- [What is being asked]: Skip the pictures and quote all of the lines exactly.
Start Data shown
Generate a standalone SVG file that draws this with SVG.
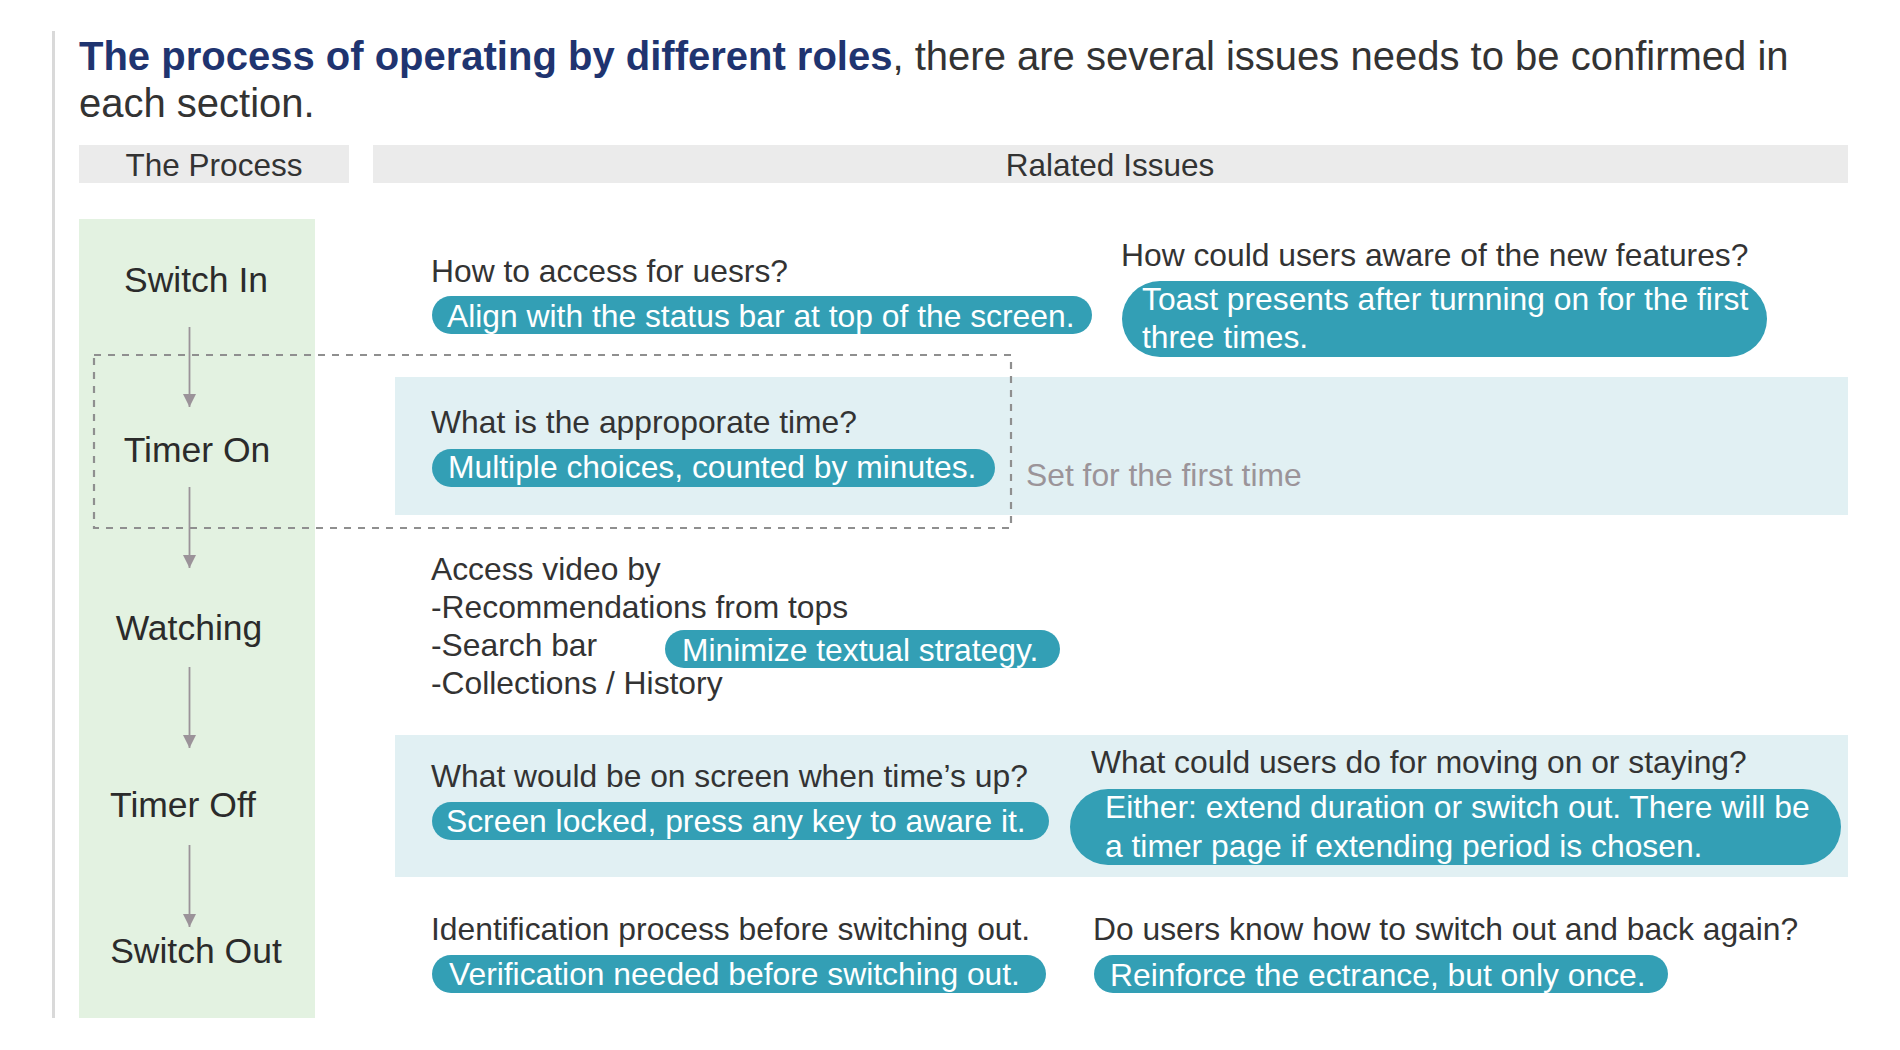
<svg xmlns="http://www.w3.org/2000/svg" width="1900" height="1050" viewBox="0 0 1900 1050">
  <defs>
    <style>
      text { font-family: "Liberation Sans", Arial, Helvetica, sans-serif; fill: #333333; }
      .title { font-size: 40px; }
      .title-b { font-weight: bold; fill: #1f3470; }
      .hdr { font-size: 31.5px; fill: #333333; }
      .node { font-size: 35.5px; fill: #2b2b2b; }
      .q { font-size: 31.8px; fill: #333333; }
      .ans { font-size: 31.8px; fill: #ffffff; }
      .note { font-size: 31.8px; fill: #9b9499; }
      .pill { fill: #339fb5; }
      .band { fill: #e1f0f3; }
      .hdrbar { fill: #ebebeb; }
      .conn { stroke: #9b9399; stroke-width: 1.8; fill: none; }
    </style>
    <marker id="arrow" markerUnits="userSpaceOnUse" markerWidth="14" markerHeight="14" refX="13" refY="6.5" orient="auto" viewBox="0 0 14 14">
      <path d="M0,0 L13,6.5 L0,13 Z" fill="#9b9399"/>
    </marker>
  </defs>

  <rect width="1900" height="1050" fill="#ffffff"/>

  <!-- left rule -->
  <rect x="52" y="31" width="3" height="987" fill="#d9d9d9"/>

  <!-- title -->
  <g id="title">
    <text class="title" x="79" y="70"><tspan class="title-b">The process of operating by different roles</tspan>, there are several issues needs to be confirmed in</text>
    <text class="title" x="79" y="117">each section.</text>
  </g>

  <!-- headers -->
  <g id="header-process">
    <rect class="hdrbar" x="79" y="145" width="270" height="38"/>
    <text class="hdr" x="214" y="176" text-anchor="middle">The Process</text>
  </g>
  <g id="header-issues">
    <rect class="hdrbar" x="373" y="145" width="1475" height="38"/>
    <text class="hdr" x="1110" y="176" text-anchor="middle">Ralated Issues</text>
  </g>

  <!-- bands -->
  <rect class="band" x="395" y="377" width="1453" height="138"/>
  <rect class="band" x="395" y="735" width="1453" height="142"/>

  <!-- process column -->
  <rect x="79" y="219" width="236" height="799" fill="#e3f2e1"/>

  <!-- dashed highlight -->
  <rect id="first-time-box" x="94" y="355" width="917" height="173" fill="none" stroke="#8f8f8f" stroke-width="2.2" stroke-dasharray="7,7"/>

  <!-- connectors -->
  <g id="connectors">
    <line class="conn" x1="189.5" y1="327" x2="189.5" y2="407" marker-end="url(#arrow)"/>
    <line class="conn" x1="189.5" y1="487" x2="189.5" y2="568" marker-end="url(#arrow)"/>
    <line class="conn" x1="189.5" y1="667" x2="189.5" y2="748" marker-end="url(#arrow)"/>
    <line class="conn" x1="189.5" y1="845" x2="189.5" y2="927" marker-end="url(#arrow)"/>
  </g>

  <!-- process nodes -->
  <g id="node-switch-in"><text class="node" x="196" y="292" text-anchor="middle">Switch In</text></g>
  <g id="node-timer-on"><text class="node" x="197" y="462" text-anchor="middle">Timer On</text></g>
  <g id="node-watching"><text class="node" x="189" y="640" text-anchor="middle">Watching</text></g>
  <g id="node-timer-off"><text class="node" x="183" y="817" text-anchor="middle">Timer Off</text></g>
  <g id="node-switch-out"><text class="node" x="196" y="963" text-anchor="middle">Switch Out</text></g>

  <!-- Switch In issues -->
  <g id="issue-access">
    <text class="q" x="431" y="282">How to access for uesrs?</text>
    <rect class="pill" x="432" y="296" width="660" height="38" rx="19"/>
    <text class="ans" x="447" y="327">Align with the status bar at top of the screen.</text>
  </g>
  <g id="issue-aware">
    <text class="q" x="1121" y="266">How could users aware of the new features?</text>
    <rect class="pill" x="1122" y="281" width="645" height="76" rx="38"/>
    <text class="ans" x="1142" y="310">Toast presents after turnning on for the first</text>
    <text class="ans" x="1142" y="348">three times.</text>
  </g>

  <!-- Timer On issues -->
  <g id="issue-time">
    <text class="q" x="431" y="433">What is the approporate time?</text>
    <rect class="pill" x="432" y="449" width="563" height="38" rx="19"/>
    <text class="ans" x="448" y="478">Multiple choices, counted by minutes.</text>
  </g>
  <g id="note-first-time">
    <text class="note" x="1026" y="486">Set for the first time</text>
  </g>

  <!-- Watching issues -->
  <g id="issue-access-video">
    <text class="q" x="431" y="580">Access video by</text>
    <text class="q" x="431" y="618">-Recommendations from tops</text>
    <text class="q" x="431" y="656">-Search bar</text>
    <text class="q" x="431" y="694">-Collections / History</text>
    <rect class="pill" x="665" y="630" width="395" height="38" rx="19"/>
    <text class="ans" x="682" y="661">Minimize textual strategy.</text>
  </g>

  <!-- Timer Off issues -->
  <g id="issue-screen">
    <text class="q" x="431" y="787">What would be on screen when time’s up?</text>
    <rect class="pill" x="432" y="802" width="617" height="38" rx="19"/>
    <text class="ans" x="446" y="832">Screen locked, press any key to aware it.</text>
  </g>
  <g id="issue-moving-on">
    <text class="q" x="1091" y="773">What could users do for moving on or staying?</text>
    <rect class="pill" x="1070" y="789" width="771" height="76" rx="38"/>
    <text class="ans" x="1105" y="818">Either: extend duration or switch out. There will be</text>
    <text class="ans" x="1105" y="857">a timer page if extending period is chosen.</text>
  </g>

  <!-- Switch Out issues -->
  <g id="issue-identification">
    <text class="q" x="431" y="940">Identification process before switching out.</text>
    <rect class="pill" x="432" y="955" width="614" height="38" rx="19"/>
    <text class="ans" x="449" y="985">Verification needed before switching out.</text>
  </g>
  <g id="issue-switch-back">
    <text class="q" x="1093" y="940">Do users know how to switch out and back again?</text>
    <rect class="pill" x="1094" y="955" width="574" height="38" rx="19"/>
    <text class="ans" x="1110" y="986">Reinforce the ectrance, but only once.</text>
  </g>
</svg>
End Data shown
- [Answer to the problem]:
Generate a standalone SVG file that draws this with SVG.
<svg xmlns="http://www.w3.org/2000/svg" width="1900" height="1050" viewBox="0 0 1900 1050">
  <defs>
    <style>
      text { font-family: "Liberation Sans", Arial, Helvetica, sans-serif; fill: #333333; }
      .title { font-size: 40px; }
      .title-b { font-weight: bold; fill: #1f3470; }
      .hdr { font-size: 31.5px; fill: #333333; }
      .node { font-size: 35.5px; fill: #2b2b2b; }
      .q { font-size: 31.8px; fill: #333333; }
      .ans { font-size: 31.8px; fill: #ffffff; }
      .note { font-size: 31.8px; fill: #9b9499; }
      .pill { fill: #339fb5; }
      .band { fill: #e1f0f3; }
      .hdrbar { fill: #ebebeb; }
      .conn { stroke: #9b9399; stroke-width: 1.8; fill: none; }
    </style>
    <marker id="arrow" markerUnits="userSpaceOnUse" markerWidth="14" markerHeight="14" refX="13" refY="6.5" orient="auto" viewBox="0 0 14 14">
      <path d="M0,0 L13,6.5 L0,13 Z" fill="#9b9399"/>
    </marker>
  </defs>

  <rect width="1900" height="1050" fill="#ffffff"/>

  <!-- left rule -->
  <rect x="52" y="31" width="3" height="987" fill="#d9d9d9"/>

  <!-- title -->
  <g id="title">
    <text class="title" x="79" y="70"><tspan class="title-b">The process of operating by different roles</tspan>, there are several issues needs to be confirmed in</text>
    <text class="title" x="79" y="117">each section.</text>
  </g>

  <!-- headers -->
  <g id="header-process">
    <rect class="hdrbar" x="79" y="145" width="270" height="38"/>
    <text class="hdr" x="214" y="176" text-anchor="middle">The Process</text>
  </g>
  <g id="header-issues">
    <rect class="hdrbar" x="373" y="145" width="1475" height="38"/>
    <text class="hdr" x="1110" y="176" text-anchor="middle">Ralated Issues</text>
  </g>

  <!-- bands -->
  <rect class="band" x="395" y="377" width="1453" height="138"/>
  <rect class="band" x="395" y="735" width="1453" height="142"/>

  <!-- process column -->
  <rect x="79" y="219" width="236" height="799" fill="#e3f2e1"/>

  <!-- dashed highlight -->
  <rect id="first-time-box" x="94" y="355" width="917" height="173" fill="none" stroke="#8f8f8f" stroke-width="2.2" stroke-dasharray="7,7"/>

  <!-- connectors -->
  <g id="connectors">
    <line class="conn" x1="189.5" y1="327" x2="189.5" y2="407" marker-end="url(#arrow)"/>
    <line class="conn" x1="189.5" y1="487" x2="189.5" y2="568" marker-end="url(#arrow)"/>
    <line class="conn" x1="189.5" y1="667" x2="189.5" y2="748" marker-end="url(#arrow)"/>
    <line class="conn" x1="189.5" y1="845" x2="189.5" y2="927" marker-end="url(#arrow)"/>
  </g>

  <!-- process nodes -->
  <g id="node-switch-in"><text class="node" x="196" y="292" text-anchor="middle">Switch In</text></g>
  <g id="node-timer-on"><text class="node" x="197" y="462" text-anchor="middle">Timer On</text></g>
  <g id="node-watching"><text class="node" x="189" y="640" text-anchor="middle">Watching</text></g>
  <g id="node-timer-off"><text class="node" x="183" y="817" text-anchor="middle">Timer Off</text></g>
  <g id="node-switch-out"><text class="node" x="196" y="963" text-anchor="middle">Switch Out</text></g>

  <!-- Switch In issues -->
  <g id="issue-access">
    <text class="q" x="431" y="282">How to access for uesrs?</text>
    <rect class="pill" x="432" y="296" width="660" height="38" rx="19"/>
    <text class="ans" x="447" y="327">Align with the status bar at top of the screen.</text>
  </g>
  <g id="issue-aware">
    <text class="q" x="1121" y="266">How could users aware of the new features?</text>
    <rect class="pill" x="1122" y="281" width="645" height="76" rx="38"/>
    <text class="ans" x="1142" y="310">Toast presents after turnning on for the first</text>
    <text class="ans" x="1142" y="348">three times.</text>
  </g>

  <!-- Timer On issues -->
  <g id="issue-time">
    <text class="q" x="431" y="433">What is the approporate time?</text>
    <rect class="pill" x="432" y="449" width="563" height="38" rx="19"/>
    <text class="ans" x="448" y="478">Multiple choices, counted by minutes.</text>
  </g>
  <g id="note-first-time">
    <text class="note" x="1026" y="486">Set for the first time</text>
  </g>

  <!-- Watching issues -->
  <g id="issue-access-video">
    <text class="q" x="431" y="580">Access video by</text>
    <text class="q" x="431" y="618">-Recommendations from tops</text>
    <text class="q" x="431" y="656">-Search bar</text>
    <text class="q" x="431" y="694">-Collections / History</text>
    <rect class="pill" x="665" y="630" width="395" height="38" rx="19"/>
    <text class="ans" x="682" y="661">Minimize textual strategy.</text>
  </g>

  <!-- Timer Off issues -->
  <g id="issue-screen">
    <text class="q" x="431" y="787">What would be on screen when time’s up?</text>
    <rect class="pill" x="432" y="802" width="617" height="38" rx="19"/>
    <text class="ans" x="446" y="832">Screen locked, press any key to aware it.</text>
  </g>
  <g id="issue-moving-on">
    <text class="q" x="1091" y="773">What could users do for moving on or staying?</text>
    <rect class="pill" x="1070" y="789" width="771" height="76" rx="38"/>
    <text class="ans" x="1105" y="818">Either: extend duration or switch out. There will be</text>
    <text class="ans" x="1105" y="857">a timer page if extending period is chosen.</text>
  </g>

  <!-- Switch Out issues -->
  <g id="issue-identification">
    <text class="q" x="431" y="940">Identification process before switching out.</text>
    <rect class="pill" x="432" y="955" width="614" height="38" rx="19"/>
    <text class="ans" x="449" y="985">Verification needed before switching out.</text>
  </g>
  <g id="issue-switch-back">
    <text class="q" x="1093" y="940">Do users know how to switch out and back again?</text>
    <rect class="pill" x="1094" y="955" width="574" height="38" rx="19"/>
    <text class="ans" x="1110" y="986">Reinforce the ectrance, but only once.</text>
  </g>
</svg>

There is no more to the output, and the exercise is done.